The Fed Won't Rule Out Repeating History

Fed Chairman Ben Bernanke says that stricter regulations would have prevented the current crisis. He downplayed the Fed, and his predecessor's involvement, and then threw a financial shot across the bow.

Bernanke said, however, in a speech to the American Economic Association, that policy makers can no longer eliminate rate increases from their arsenal to prevent future crises.

"If adequate reforms are not made, or if they are made but prove insufficient to prevent dangerous buildups of financial risks, we must remain open to using monetary policy as a supplemental tool for addressing those risks,'' he said.

Bernanke conceded that efforts by the Fed and other regulators beginning in 2005 came too late or were insufficient to slow the housing bubble.



That's nice. The last time the Fed raised rates to stop a bubble was in 1999-2000. That certainly did pop the asset bubble in the internet and technology sectors. That also lead directly to the recession of 2001-2003. Then, the Fed lowered rates furiously leading directly to the bubble that's caused the current crisis.

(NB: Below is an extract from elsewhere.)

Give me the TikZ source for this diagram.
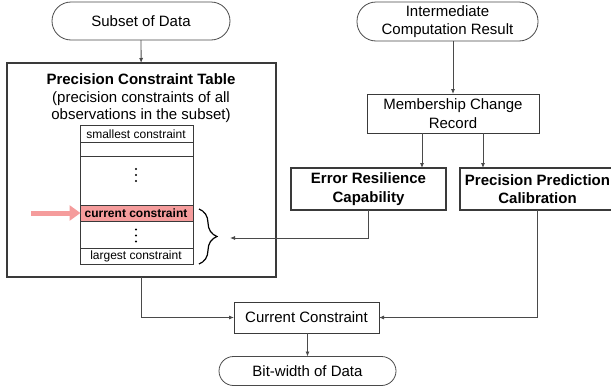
\documentclass[tikz,border=0pt]{standalone}
\usepackage{fontspec}
\setmainfont{Liberation Sans}
\usetikzlibrary{arrows.meta,decorations.pathreplacing}
\definecolor{linegray}{HTML}{4A4A4A}
\definecolor{boxgray}{HTML}{3A3A3A}
\definecolor{pinkc}{HTML}{F59C9C}
\begin{document}
\begin{tikzpicture}[x=1pt,y=-1pt,
  every node/.style={inner sep=0pt,outer sep=0pt,font=\fontsize{15}{18.5}\selectfont},
  box/.style={draw=boxgray,line width=0.9pt,align=center},
  boldbox/.style={draw=boxgray,line width=1.8pt,align=center,font=\fontsize{15}{18.5}\selectfont\bfseries},
  term/.style={draw=linegray,line width=0.8pt,align=center,rounded corners=#1},
  arr/.style={draw=linegray,line width=0.8pt,-{Latex[length=5pt,width=4pt]}},
  ln/.style={draw=linegray,line width=0.8pt},
  small/.style={font=\fontsize{12}{14}\selectfont},
  rowline/.style={draw=boxgray,line width=0.7pt},
  dotc/.style={fill=black,circle,minimum size=2.2pt}
]
\useasboundingbox (0,0) rectangle (611,386);
\clip (0,0) rectangle (611,386);

% terminals
\node[term=19pt,minimum width=178pt,minimum height=38pt] (subset) at (141,21) {Subset of Data};
\node[term=19pt,minimum width=181pt,minimum height=39pt] (inter) at (447.5,21.5) {Intermediate\\Computation Result};
\node[term=14.5pt,minimum width=177pt,minimum height=29pt] (bit) at (307.5,371) {Bit-width of Data};

% big box
\node[draw=boxgray,line width=1.6pt,minimum width=269pt,minimum height=214pt] (big) at (141.5,170) {};
\node[anchor=base,font=\fontsize{15}{18}\selectfont\bfseries] (title) at (141,84) {Precision Constraint Table};
\node[anchor=base] (sub1) at (141,102) {(precision constraints of all};
\node[anchor=base] (sub2) at (141,119.5) {observations in the subset)};

% inner table
\node[fill=pinkc,minimum width=112.5pt,minimum height=16pt] (currow) at (136.75,213) {};
\node[rowline,draw,minimum width=112.5pt,minimum height=139pt] (table) at (136.75,194.5) {};
\draw[rowline] (80.5,142) -- (193,142);
\draw[rowline] (80.5,156) -- (193,156);
\draw[rowline] (80.5,205) -- (193,205);
\draw[rowline] (80.5,221) -- (193,221);
\draw[rowline] (80.5,248) -- (193,248);
\node[small] (smallest) at (136,134) {smallest constraint};
\node[small,font=\fontsize{12}{14}\selectfont\bfseries] (curtxt) at (136,213) {current constraint};
\node[small] (largest) at (136,256.5) {largest constraint};
\node[dotc] (d1) at (136,169) {};
\node[dotc] (d2) at (136,175) {};
\node[dotc] (d3) at (136,181) {};
\node[dotc] (d4) at (136,229.5) {};
\node[dotc] (d5) at (136,235.5) {};
\node[dotc] (d6) at (136,241.5) {};

% pink arrow
\coordinate (pstart) at (31,213);
\draw[pinkc,line width=5pt,-{Triangle[length=11pt,width=15pt]}] (pstart) -- (currow.west);

% brace
\coordinate (btop) at (199,209);
\coordinate (bbot) at (199,264);
\draw[black,line width=1.2pt,decorate,decoration={brace,amplitude=18pt}] (btop) -- (bbot);
\coordinate (btip) at (230,238);

% right side boxes
\node[box,minimum width=172pt,minimum height=39pt] (memb) at (453,113.5) {Membership Change\\Record};
\node[boldbox,minimum width=155pt,minimum height=42pt] (err) at (368.5,189) {Error Resilience\\Capability};
\node[boldbox,minimum width=155pt,minimum height=42pt] (prec) at (537.5,189) {Precision Prediction\\Calibration};
\node[box,minimum width=145pt,minimum height=31pt] (cur) at (306.5,317.5) {Current Constraint};

% connectors
\draw[arr] (subset) -- (big);
\draw[arr] (inter.south -| memb.north) -- (memb.north);
\draw[arr] ([xshift=-31pt]memb.south) -- ([xshift=-31pt]memb.south |- err.north);
\draw[arr] ([xshift=30pt]memb.south) -- ([xshift=30pt]memb.south |- prec.north);
\draw[arr] (err.south) |- (btip);
\draw[arr] (prec.south) |- (cur.east);
\draw[arr] (big.south) |- (cur.west);
\draw[arr] (cur.south -| bit.north) -- (bit.north);
\end{tikzpicture}
\end{document}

Now, the Fed has lowered rates so low that they can't go any lower. They're now telling people that future bubbles will be popped by the Fed itself. Of course, last I checked, popping bubbles wasn't in the job description of the Fed chairman. At least this one is being honest. When Greenspan popped the internet bubble, he claimed he was raising rates to head of inflation, which was of course non existent at the time.